При общности имущества для благородной щедрости (…) не будет места, и никто не будет в состоянии проявить ее на деле, так как щедрость сказывается именно при возможности распоряжаться своим добром.[172]

Бедность – источник возмущений и преступлений.[173]

Если исправление закона является незначительным улучшением, (…) не столько будет пользы от изменения закона, сколько вреда, если появится привычка не повиноваться существующему порядку. (…) Легкомысленно менять существующие законы на другие, новые – значит ослаблять силу закона.[174]

В чем разница: правят ли женщины, или должностные лица управляются женщинами? Результат получается один и тот же.[175]

Покупающие власть за деньги привыкают извлекать из нее прибыль.[176]

Государство есть совокупность граждан.[177]

Толпа о многих вещах судит лучше, нежели один человек, кто бы он ни был.[178]

Средний достаток (…) всего лучше. (…) Трудно следовать доводам разума человеку (…) сверхсильному, сверхзнатному, сверхбогатому или наоборот, человеку сверхбедному, сверхслабому, сверхуниженному.[179]

Одни не способны властвовать и умеют подчиняться только той власти, которая имеется у господ над рабами; другие же не способны подчиняться никакой власти, а властвовать умеют только так, как властвуют господа над рабами.[180]

Те государства имеют хороший строй, где средние (…) сильнее обеих крайностей или по крайней мере каждой из них в отдельности.[181]

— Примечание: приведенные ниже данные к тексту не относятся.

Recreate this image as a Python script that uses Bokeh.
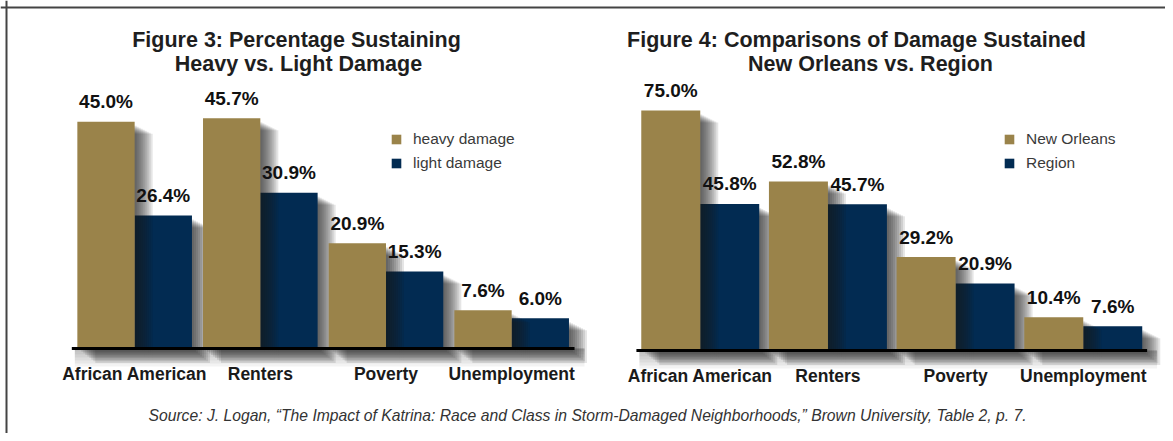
import numpy as np
from bokeh.plotting import figure
from bokeh.models import ColumnDataSource, Range1d, Label, Legend, LegendItem, Span
from bokeh.core.properties import value
from bokeh.embed import file_html
from bokeh.resources import INLINE

# ---------------- data ----------------
categories = ["African American", "Renters", "Poverty", "Unemployment"]

fig3_title = ["Figure 3: Percentage Sustaining", "Heavy vs. Light Damage"]
fig3_series = ["heavy damage", "light damage"]
fig3_heavy = [45.0, 45.7, 20.9, 7.6]
fig3_light = [26.4, 30.9, 15.3, 6.0]

fig4_title = ["Figure 4: Comparisons of Damage Sustained", "New Orleans vs. Region"]
fig4_series = ["New Orleans", "Region"]
fig4_new_orleans = [75.0, 52.8, 29.2, 10.4]
fig4_region = [45.8, 45.7, 20.9, 7.6]

source_note = ("Source: J. Logan, \u201cThe Impact of Katrina: Race and Class in Storm-Damaged "
               "Neighborhoods,\u201d Brown University, Table 2, p. 7.")

# ---------------- layout / style ----------------
W, H = 1165, 433
FONT = "Liberation Sans"
GOLD = "#9a834a"
NAVY = "#022b52"

LEFT = dict(c0=134.15, pitch=125.67, base=348.0, scale=5.04, bw=0.456,
            t1=(296, 39.5), t2=(298, 63.5), leg=(390, 135))
RIGHT = dict(c0=699.75, pitch=127.67, base=350.0, scale=3.2, bw=0.462,
             t1=(856, 39.5), t2=(870, 63.0), leg=(1003, 135))


def xr(c):
    return Range1d((0 - c["c0"]) / c["pitch"], (W - c["c0"]) / c["pitch"])


def yr(c):
    return Range1d((c["base"] - H) / c["scale"], c["base"] / c["scale"])


p = figure(width=W, height=H, x_range=xr(LEFT), y_range=yr(LEFT),
           output_backend="svg", toolbar_location=None,
           x_axis_location=None, y_axis_location=None,
           min_border=0, title=None)
p.grid.visible = False
p.extra_x_ranges = {"right": xr(RIGHT)}
p.extra_y_ranges = {"right": yr(RIGHT)}
p.outline_line_color = None
p.background_fill_color = "white"
p.border_fill_color = "white"

SHADOW_OFFS = [2, 4, 6, 8, 10, 12, 14, 16, 18]


def draw_chart(c, rn, a_vals, b_vals, series, title):
    kw = {} if rn is None else dict(x_range_name=rn, y_range_name=rn)
    n = len(categories)
    idx = np.arange(n, dtype=float)
    bw = c["bw"]
    px_x = 1.0 / c["pitch"]
    px_y = 1.0 / c["scale"]
    a = np.array(a_vals)
    b = np.array(b_vals)
    xa = idx - bw / 2
    xb = idx + bw / 2

    def shadow(xc, top):
        ls, rs, ts, bs = [], [], [], []
        for k in SHADOW_OFFS:
            ls += list(xc - bw / 2 + k * px_x)
            rs += list(xc + bw / 2 + k * px_x)
            ts += list(top - (3 + 0.5 * k) * px_y)
            bs += [-(0.8 * k) * px_y] * n
        p.quad(left=ls, right=rs, top=ts, bottom=bs, fill_color="#1e1e1e",
               fill_alpha=0.115, line_color=None, **kw)

    # baseline shadow
    for k in [3, 6, 9, 12, 15, 18]:
        p.quad(left=[-0.5 + 3 * px_x], right=[n - 0.5 + 10 * px_x], top=[0],
               bottom=[-k * px_y], fill_color="#202020", fill_alpha=0.055,
               line_color=None, **kw)

    shadow(xb, b)
    rb = p.vbar(x=xb, width=bw, top=b, bottom=0, fill_color=NAVY, line_color=None, **kw)
    shadow(xa, a)
    ra = p.vbar(x=xa, width=bw, top=a, bottom=0, fill_color=GOLD, line_color=None, **kw)

    # baseline
    p.segment(x0=[-0.5], x1=[n - 0.5], y0=[0], y1=[0], line_color="black",
              line_width=3, **kw)

    # value labels
    vals = ColumnDataSource(dict(x=list(xa) + list(xb), y=list(a) + list(b),
                                 t=[f"{v:.1f}%" for v in list(a) + list(b)]))
    p.text(x="x", y="y", text="t", source=vals, y_offset=-20,
           text_align="center", text_baseline="alphabetic",
           text_font=value(FONT), text_font_style="bold",
           text_font_size="19px", text_color="#111111", **kw)

    # category labels
    cats = ColumnDataSource(dict(x=idx, y=[0] * n, t=categories))
    p.text(x="x", y="y", text="t", source=cats, y_offset=25,
           text_align="center", text_baseline="alphabetic",
           text_font=value(FONT), text_font_style="bold",
           text_font_size="17.5px", text_color="#1a1a1a", **kw)

    # titles
    for (tx, ty), txt in zip([c["t1"], c["t2"]], title):
        p.add_layout(Label(x=tx, y=H - ty, x_units="screen", y_units="screen",
                           text=txt, text_align="center", text_baseline="alphabetic",
                           text_font=FONT, text_font_style="bold",
                           text_font_size="21.5px", text_color="#1e1e1e"))

    # legend
    lx, ly = c["leg"]
    leg = Legend(items=[LegendItem(label=series[0], renderers=[ra]),
                        LegendItem(label=series[1], renderers=[rb])],
                 location=(lx, H - (ly + 37)),
                 glyph_width=12, glyph_height=12, label_height=12,
                 label_standoff=11, spacing=6, padding=0, margin=0,
                 label_text_font=FONT, label_text_font_size="15.5px",
                 label_text_color="#3a3a3a", border_line_color=None,
                 background_fill_alpha=0)
    p.add_layout(leg, "center")


draw_chart(LEFT, None, fig3_heavy, fig3_light, fig3_series, fig3_title)
draw_chart(RIGHT, "right", fig4_new_orleans, fig4_region, fig4_series, fig4_title)

# source note
p.add_layout(Label(x=587, y=H - 414.8, x_units="screen", y_units="screen",
                   text=source_note, text_align="center", text_baseline="alphabetic",
                   text_font=FONT, text_font_style="italic", text_font_size="15.7px",
                   text_color="#333333"))

# outer frame (top and left edges)
xL = p.x_range
yL = p.y_range
p.add_layout(Span(location=yL.end - 7.0 / LEFT["scale"], dimension="width",
                  line_color="#444444", line_width=2))
p.add_layout(Span(location=xL.start + 6.0 / LEFT["pitch"], dimension="height",
                  line_color="#444444", line_width=2))

open("out.html", "w").write(file_html(p, INLINE))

Государственный строй губит скорее алчность богатых, нежели простого народа.[182]

Внутренние распри [в государстве] возникают не по причине мелочей, но из мелочей.[183]

Распри среди знатных приходится расхлебывать всему государству.[184]

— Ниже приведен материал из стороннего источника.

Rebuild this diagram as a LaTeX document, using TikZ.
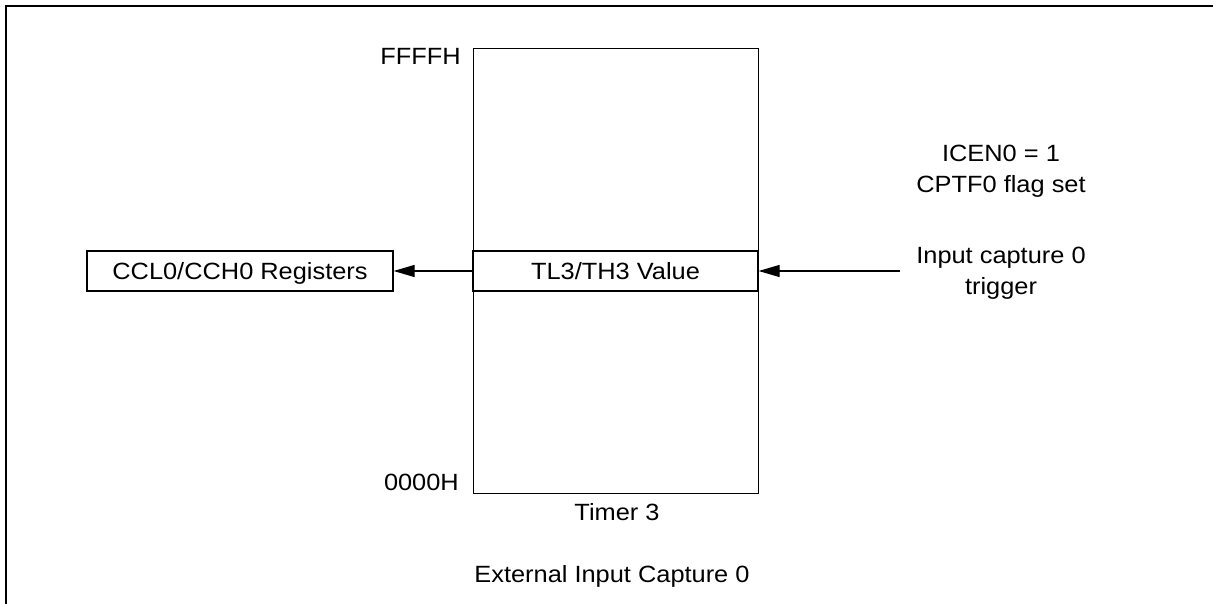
\documentclass[tikz,border=0pt]{standalone}
\usepackage{fontspec}
\setmainfont{Liberation Sans}[FakeStretch=1.08]
\usetikzlibrary{arrows.meta}
\begin{document}
\begin{tikzpicture}[x=1pt,y=-1pt,
  txt/.style={inner sep=0pt, font=\fontsize{23.5}{31}\selectfont},
  boxnode/.style={draw, line width=1.2pt, inner sep=0pt, txt, text height=17pt, text depth=0pt},
  arr/.style={-{Triangle[length=21pt,width=12pt]}, line width=1.2pt},
  frameline/.style={line width=2.2pt}
]
\useasboundingbox (0,0) rectangle (1213,604);
% outer frame (top and left edges)
\draw[frameline] (1214,6) -- (6,6) -- (6,605);
% Timer 3 register
\node[boxnode, anchor=north west, minimum width=285pt, minimum height=445pt] (timer) at (473,48) {};
\node[boxnode, minimum width=285pt, minimum height=40pt] (band) at (615.5,271) {TL3/TH3 Value};
% capture registers
\node[boxnode, minimum width=306pt, minimum height=40pt] (reg) at (240,271) {CCL0/CCH0 Registers};
% labels
\node[txt, anchor=north east] (ffff) at (461,48) {FFFFH};
\node[txt, anchor=base east] (zero) at (459,490) {0000H};
\node[txt, anchor=base] (tname) at (617,520) {Timer 3};
\node[txt, anchor=base] (title) at (612,582) {External Input Capture 0};
\node[txt, anchor=north, align=center] (icen) at (1001,145) {ICEN0 = 1\\CPTF0 flag set};
\node[txt, anchor=north, align=center] (trigtxt) at (1001,247) {Input capture 0\\trigger};
% connectors
\coordinate (trig) at (900,271);
\draw[arr] (band.west) -- (reg.east);
\draw[arr] (trig) -- (band.east);
\end{tikzpicture}
\end{document}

Общий страх объединяет и злейших врагов.[185]

[Прежде] демагоги [вожди народа] были из среды полководцев (…), теперь же (…) демагогами становятся те, кто умеет красно говорить.[186]

Олигархия разрушается (…), когда в ней образуется другая олигархия.[187]

Самое главное при всяком государственном устройстве – (…) устроить дело так, чтобы должностным лицам невозможно было наживаться.[188]

В демократиях следует щадить состоятельных людей и не подвергать разделу не только их имущество, но и доходы.[189]

Многое из того, что кажется свойственным демократии, ослабляет демократию.[190]

Демагогам [вождям народа] (…) следовало бы всегда говорить в пользу состоятельных, а (…) олигархи должны были бы радеть об интересах народа.[191]

Большинство тиранов вышли, собственно говоря, из демагогов, которые приобрели доверие народа тем, что чернили знатных.[192]

Ненависть более рассудочна [чем гнев]: ведь гнев сопряжен с горестным чувством, так что нелегко быть рассудительным; напротив, вражда горечи в себе не содержит.[193]

Крайняя демократия – та же тирания, только разделенная среди многих.[194]

Чем меньше полномочий у царской власти, тем она долговечнее.[195]

И демос [народ] желает быть своего рода монархом. Поэтому и тут (…) льстецы в почете (…) (ведь демагог – льстец народа).[196]

Уделять (…) почести должен сам тиран, а наложение кары поручать другим.[197]

Для сохранения (…) единодержавной власти [следует] (…) никого в отдельности не возвеличивать, а если уж приходится делать это, то возвышать нескольких лиц, потому что они будут следить друг за другом.[198]

Одно из условий свободы – по очереди быть управляемым и править.[199]

Власть над свободными людьми более прекрасна (…), чем господство над рабами.[200]